1. Field of the Invention
The invention relates to data processing systems and more particularly to a method and apparatus for allowing indirect access to the registers and opcode specified by an instruction kept in a special alias register.
2. Description of the Related Art
The microprocessor described in the above-identified copending application Ser. No. 07/630,499, filed Dec. 20, 1990, can handle both Reduced Instruction Set Computer (RISC) instructions and Complex Instruction Set Computer (CISC) instructions. The mechanisms used to implement the CISC is substantially identical in format to that used to implement the user RISC instruction set and can execute at a sustained rate of two instructions per clock cycle from an on-chip ROM. To supply instructions at this rate the instruction decoder has two major design issues: (1) it must be able to get in and out of the microcode quickly without bubbles of inactivity in the pipeline, and (2) it must get quick access within the microcode routine to operands specified by the CISC instruction.

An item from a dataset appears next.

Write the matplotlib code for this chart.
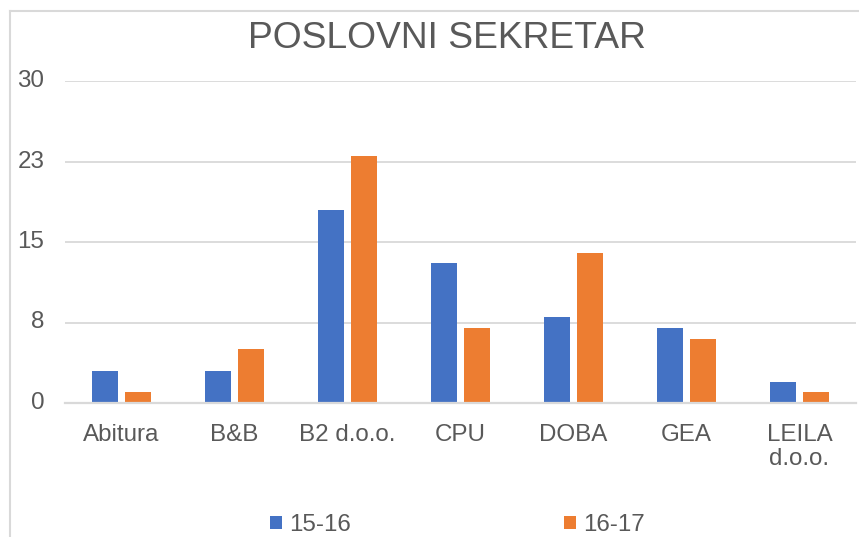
import matplotlib
matplotlib.use("Agg")
import matplotlib.pyplot as plt
from matplotlib.lines import Line2D
import numpy as np

categories = ["Abitura", "B&B", "B2 d.o.o.", "CPU", "DOBA", "GEA", "LEILA\nd.o.o."]
s1516 = [3, 3, 18, 13, 8, 7, 2]
s1617 = [1, 5, 23, 7, 14, 6, 1]
series_names = ["15-16", "16-17"]
yticks = [0, 7.5, 15, 22.5, 30]
ytick_labels = ["0", "8", "15", "23", "30"]
title = "POSLOVNI SEKRETAR"

plt.rcParams['font.family'] = ['Liberation Sans', 'DejaVu Sans']
text_color = "#595959"
grid_color = "#D9D9D9"
blue = "#4472C4"
orange = "#ED7D31"

W, H = 859, 537
fig = plt.figure(figsize=(W / 100, H / 100), dpi=100)
ax = fig.add_axes([65 / W, 1 - 403 / H, 791 / W, 322 / H])

x = np.arange(len(categories))
bw = 0.23
off = 0.142
b1 = ax.bar(x - off, s1516, bw, color=blue, label=series_names[0], zorder=3)
b2 = ax.bar(x + off, s1617, bw, color=orange, label=series_names[1], zorder=3)

ax.set_xlim(-0.5, len(categories) - 0.5)
ax.set_ylim(0, 30)
ax.set_yticks(yticks)
ax.set_yticklabels(ytick_labels)
ax.set_xticks(x)
ax.set_xticklabels(categories, linespacing=1.15)
ax.tick_params(axis='both', length=0, labelsize=17.4, labelcolor=text_color)
ax.tick_params(axis='y', pad=15)
ax.tick_params(axis='x', pad=15)
for lab in ax.get_yticklabels():
    lab.set_verticalalignment('center')
ax.grid(axis='y', color=grid_color, linewidth=1.3, zorder=0)
for s in ["top", "right", "left"]:
    ax.spines[s].set_visible(False)
ax.spines["bottom"].set_color(grid_color)
ax.spines["bottom"].set_linewidth(1.6)
ax.spines["bottom"].set_zorder(4)

fig.text(447 / W, 1 - 39 / H, title, ha='center', va='center', fontsize=26.8, color=text_color)

# chart area border (partially visible)
fig.add_artist(Line2D([10 / W, 10 / W], [0, 1 - 11 / H], transform=fig.transFigure,
                      color=grid_color, linewidth=1.5))
fig.add_artist(Line2D([10 / W, 1], [1 - 11 / H, 1 - 11 / H], transform=fig.transFigure,
                      color=grid_color, linewidth=1.5))

leg = fig.legend(handles=[b1, b2], labels=series_names, ncol=2, frameon=False,
                 loc='center left', bbox_to_anchor=(270 / W, 1 - 525 / H),
                 fontsize=17.4, handlelength=0.5, handleheight=0.5,
                 handletextpad=0.3, columnspacing=8.8, borderpad=0, borderaxespad=0)
for t in leg.get_texts():
    t.set_color(text_color)

fig.savefig("out.png", dpi=100)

The first issue is solved by the invention described in Copending application Ser. No. 07/630,536 wherein an instruction decoder is described which includes an instruction sequencer with a microcode translation ROM for providing initial instructions in microcode flows and a mousetrap multiplexer having four inputs and an output. The a first input of the mousetrap multiplexer is connected to an instruction bus and a second input of the mousetrap multiplexer is connected to the microcode translation ROM. The output of the mousetrap multiplexer is connected to a machine bus. The mousetrap multiplexer includes means for selecting at its inputs from one of either the instruction bus, or microcode translation ROM, operand and opcode fields and for driving the selected operand and opcode fields onto the machine bus. This provides a superscaler architecture in that the machine can issue and execute more than one instruction per clock. It has the advantage that since the microinstructions of the microcode are virtually identical to the RISC macroinstructions, a permanent cache of routines is stored in on-chip ROM that would in RISC machines have to come from off-chip. It is possible to issue two instructions per clock, which eliminates the bus bandwidth problems that would exist if all that code had to be fetched from off-chip.
The second issue of providing quick access within the microcode routine to operands specified by the CISC instruction is the subject of the present invention.
It is therefore an object of this invention to provide a method of quick access within the microcode routine to operands specified by a CISC instruction.